Vocês são o encantador intermediário de sentimentos, paixões, experiências, fantasias e ideias, que transmitem àqueles que os observam; algo maravilhoso, algo tremendo; certamente vocês pensam assim; e é isso que acrescenta um mérito, uma grandeza muito particular à sua arte, se realmente sabem torná-la corresponsável pela vida do seu público; não veneno, mas bálsamo; não vertigem, mas visão. Uma palavra nos vem espontaneamente aos lábios: coragem! Dêem à sua arte as asas do gênio, da beleza, da energia espiritual; coragem; pois o povo a quem vocês se dirigem precisa do seu carisma artístico, e não apenas para seu alívio recreativo, mas para sua consciência de herdeiro e candidato de uma missão artística incomparável na história da civilização humana e cristã.
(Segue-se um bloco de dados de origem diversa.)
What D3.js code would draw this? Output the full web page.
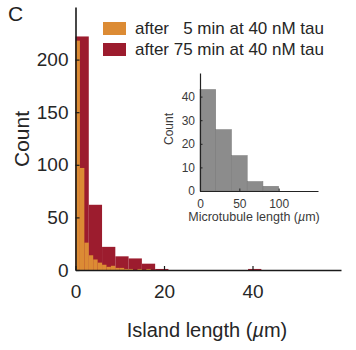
<!DOCTYPE html>
<html>
<head>
<meta charset="utf-8">
<script src="https://cdn.jsdelivr.net/npm/d3@7"></script>
<style>
  body { margin: 0; background: white; }
  svg { display: block; font-family: "Liberation Sans", Arial, Helvetica, sans-serif; }
</style>
</head>
<body>
<svg id="chart" width="356" height="350"></svg>
<script>
//island length histograms (bin start in µm, counts)
const redBinWidth = 3;
const redStarts = [0, 3, 6, 9, 12, 15, 18, 39];
const redCounts = [222, 62, 22, 13, 11, 6, 1, 1];

const orangeBinWidth = 1;
const orangeStarts = [0, 1, 2, 3, 4, 5, 6, 7, 8, 9, 10, 11, 12, 14, 16];
const orangeCounts = [218, 97, 26, 14, 10, 7, 5, 3, 4, 2, 2, 1, 1, 1, 1];

//inset: microtubule length histogram
const insetBinWidth = 20;
const insetStarts = [0, 20, 40, 60, 80];
const insetCounts = [43, 26, 15, 4, 2];

const mainXTicks = [0, 20, 40];
const mainYTicks = [0, 50, 100, 150, 200];
const insetXTicks = [0, 50, 100];
const insetYTicks = [0, 10, 20, 30, 40];

const legendLabels = ["after   5 min at 40 nM tau", "after 75 min at 40 nM tau"];
const legendColors = ["#dc8b34", "#9c1c2e"];

const svg = d3.select("#chart");

//panel letter
svg.append("text")
    .attr("x", 8)
    .attr("y", 21)
    .style("font-size", "21px")
    .style("fill", "#222")
    .text("C");

//main axes
const x = d3.scaleLinear().domain([0, 60]).range([75.5, 341]);
const y = d3.scaleLinear().domain([0, 250]).range([270, 7]);

const bins = (starts, counts, w) => starts.map((s, i) => ({ x0: s, x1: s + w, n: counts[i] }));

//red first (behind), orange on top
svg.append("g").selectAll("rect")
    .data(bins(redStarts, redCounts, redBinWidth))
    .join("rect")
    .attr("x", d => x(d.x0))
    .attr("width", d => x(d.x1) - x(d.x0))
    .attr("y", d => y(d.n))
    .attr("height", d => y(0) - y(d.n))
    .attr("fill", legendColors[1]);

svg.append("g").selectAll("rect")
    .data(bins(orangeStarts, orangeCounts, orangeBinWidth))
    .join("rect")
    .attr("x", d => x(d.x0))
    .attr("width", d => x(d.x1) - x(d.x0))
    .attr("y", d => y(d.n))
    .attr("height", d => y(0) - y(d.n))
    .attr("fill", legendColors[0]);

const gx = svg.append("g")
    .attr("transform", "translate(0,270)")
    .call(d3.axisBottom(x).tickValues(mainXTicks).tickSize(-4).tickSizeOuter(0).tickPadding(15));
const gy = svg.append("g")
    .attr("transform", "translate(75.5,0)")
    .call(d3.axisLeft(y).tickValues(mainYTicks).tickSize(-4).tickSizeOuter(0).tickPadding(7));

[gx, gy].forEach(g => {
    g.select(".domain").attr("stroke", "#1a1a1a").attr("stroke-width", 1.6);
    g.selectAll(".tick line").attr("stroke", "#1a1a1a").attr("stroke-width", 1.2);
    g.selectAll("text").style("font-size", "19px").style("fill", "#262626").style("font-family", "inherit");
});

//axis titles
svg.append("text")
    .attr("x", 207)
    .attr("y", 337)
    .attr("text-anchor", "middle")
    .style("font-size", "20px")
    .style("fill", "#262626")
    .html('Island length (<tspan font-style="italic">µ</tspan>m)');

svg.append("text")
    .attr("transform", "translate(29,139) rotate(-90)")
    .attr("text-anchor", "middle")
    .style("font-size", "21px")
    .style("fill", "#262626")
    .text("Count");

//legend
const legend = svg.append("g");
legendLabels.forEach((label, i) => {
    legend.append("rect")
        .attr("x", 103)
        .attr("y", 22 + i * 21)
        .attr("width", 23)
        .attr("height", 13)
        .attr("fill", legendColors[i]);
    legend.append("text")
        .attr("x", 135)
        .attr("y", 33.5 + i * 21)
        .attr("xml:space", "preserve")
        .style("white-space", "pre")
        .style("font-size", "17px")
        .style("fill", "#262626")
        .text(label);
});

//inset
const ix = d3.scaleLinear().domain([0, 150]).range([200, 318]);
const iy = d3.scaleLinear().domain([0, 50]).range([191, 73]);

svg.append("g").selectAll("rect")
    .data(bins(insetStarts, insetCounts, insetBinWidth))
    .join("rect")
    .attr("x", d => ix(d.x0))
    .attr("width", d => ix(d.x1) - ix(d.x0))
    .attr("y", d => iy(d.n))
    .attr("height", d => iy(0) - iy(d.n))
    .attr("fill", "#8c8c8c")
    .attr("stroke", "#777")
    .attr("stroke-width", 0.5);

const igx = svg.append("g")
    .attr("transform", "translate(0,191)")
    .call(d3.axisBottom(ix).tickValues(insetXTicks).tickSize(-2.5).tickSizeOuter(0).tickPadding(8));
const igy = svg.append("g")
    .attr("transform", "translate(200,0)")
    .call(d3.axisLeft(iy).tickValues(insetYTicks).tickSize(-2.5).tickSizeOuter(0).tickPadding(5));

[igx, igy].forEach(g => {
    g.select(".domain").attr("stroke", "#222").attr("stroke-width", 1.2);
    g.selectAll(".tick line").attr("stroke", "#222");
    g.selectAll("text").style("font-size", "12px").style("fill", "#3a3a3a").style("font-family", "inherit");
});

svg.append("text")
    .attr("x", 254)
    .attr("y", 221)
    .attr("text-anchor", "middle")
    .style("font-size", "12.5px")
    .style("fill", "#3a3a3a")
    .html('Microtubule length (<tspan font-style="italic">µ</tspan>m)');

svg.append("text")
    .attr("transform", "translate(173,129) rotate(-90)")
    .attr("text-anchor", "middle")
    .style("font-size", "12px")
    .style("fill", "#3a3a3a")
    .text("Count");
</script>
</body>
</html>
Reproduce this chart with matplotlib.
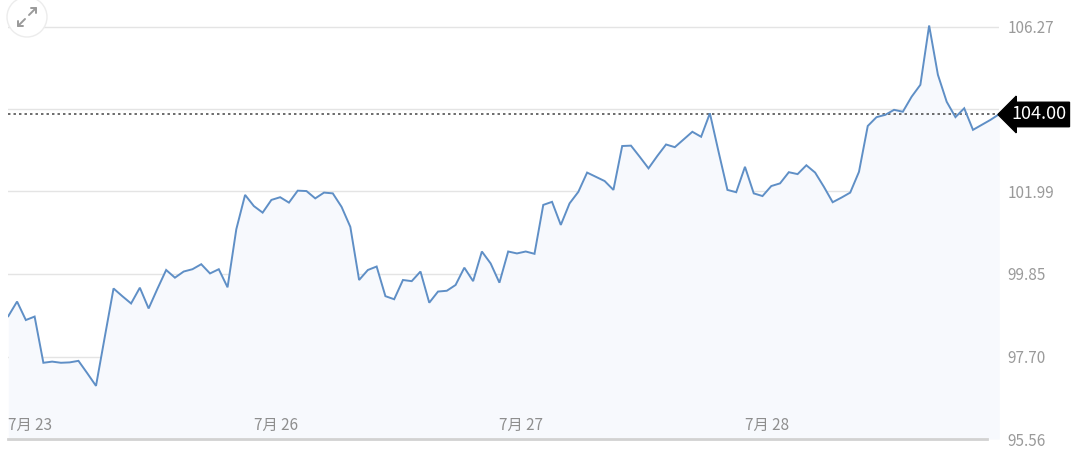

Seguir os ditames da consciência
Há uma data, em particular, que liga o mundo do cinema ao Vaticano. É 16 de novembro de 1959, quando o Papa João XXIII institui a Filmoteca Vaticana. O objetivo é reunir e catalogar material filmado desde 1896 até hoje, capaz de ilustrar a história da Igreja. Para o Pontífice, essa forma de arte pode oferecer grandes oportunidades. Na carta apostólica em forma de Motu proprio “Boni Pastoris”, o Papa Roncalli observa que o cinema, assim como o rádio e a televisão, oferece grandes possibilidades “para a difusão de uma cultura mais elevada, de uma arte digna desse nome e, acima de tudo, da verdade”. Mas o mundo do cinema também pode trazer alguns perigos.
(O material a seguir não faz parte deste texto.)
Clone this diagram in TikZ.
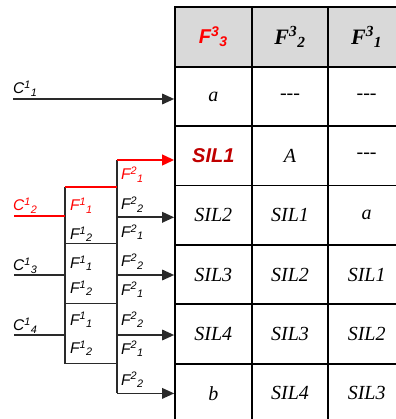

Os perigos e danos morais, que não raro provocam os espectáculos cinematográficos e as transmissões radiofônicas e televisivas, lesando a moral cristã e até a própria dignidade humana. Dirigimos portanto de novo a cada um dos responsáveis de tais produções ou transmissões a Nossa paternal e insistente admoestação, para que sigam sempre os ditames duma reta e delicada consciência, como convém aos que se encontram investidos da gravíssima missão de educar.
Chamar o público para a escuridão das salas de cinema
Em 21 de junho de 1955, a Basílica do Vaticano está lotada para a audiência do Papa Pio XII aos representantes da indústria cinematográfica italiana. Na nave central também estão presentes grupos de técnicos, operários e trabalhadores especializados. “Uma audiência memorável”, titula L’Osservatore Romano na edição com a crônica desse evento. Naquela ocasião, o Pontífice traduz primeiro em números o poder do cinema e depois se pergunta qual é o seu segredo íntimo.
O extraordinário poder do cinema na sociedade contemporânea é demonstrado pela crescente sede que esta tem por ele e que, traduzida em números, constitui um fenômeno totalmente novo e surpreendente. Na abundante documentação que nos foi gentilmente enviada, é relatado, entre outras coisas, que, durante o ano de 1954, o número de espectadores em todos os países do mundo somou 12 bilhões, dos quais 2,5 bilhões foram nos Estados Unidos da América, 1,3 bilhão na Inglaterra, enquanto a Itália ficou em terceiro lugar, com 800 milhões. De onde vem o fascínio dessa nova arte que, cerca de sessenta anos após seu surgimento, alcançou o poder quase mágico de atrair para a escuridão de suas salas, e certamente não de graça, multidões que chegam a bilhões? Qual é o segredo do encanto que faz com que essas mesmas multidões se tornem seus clientes assíduos?
Um dos segredos desse encanto, indicado pelo Papa Pio XII, é a “interpretação livre e pessoal do espectador e a previsão do desenrolar futuro da ação”. O cinema continua sendo, ainda hoje, um espetáculo poderoso e dinâmico que pode ser interpretado e compreendido também através de gestos aparentemente secundários, como o movimento de uma mão, um encolher de ombros, uma porta deixada entreaberta. São justamente os detalhes, às vezes pequenos e marginais, que muitas vezes tornam uma história inteligível e fazem emergir seu sentido autêntico.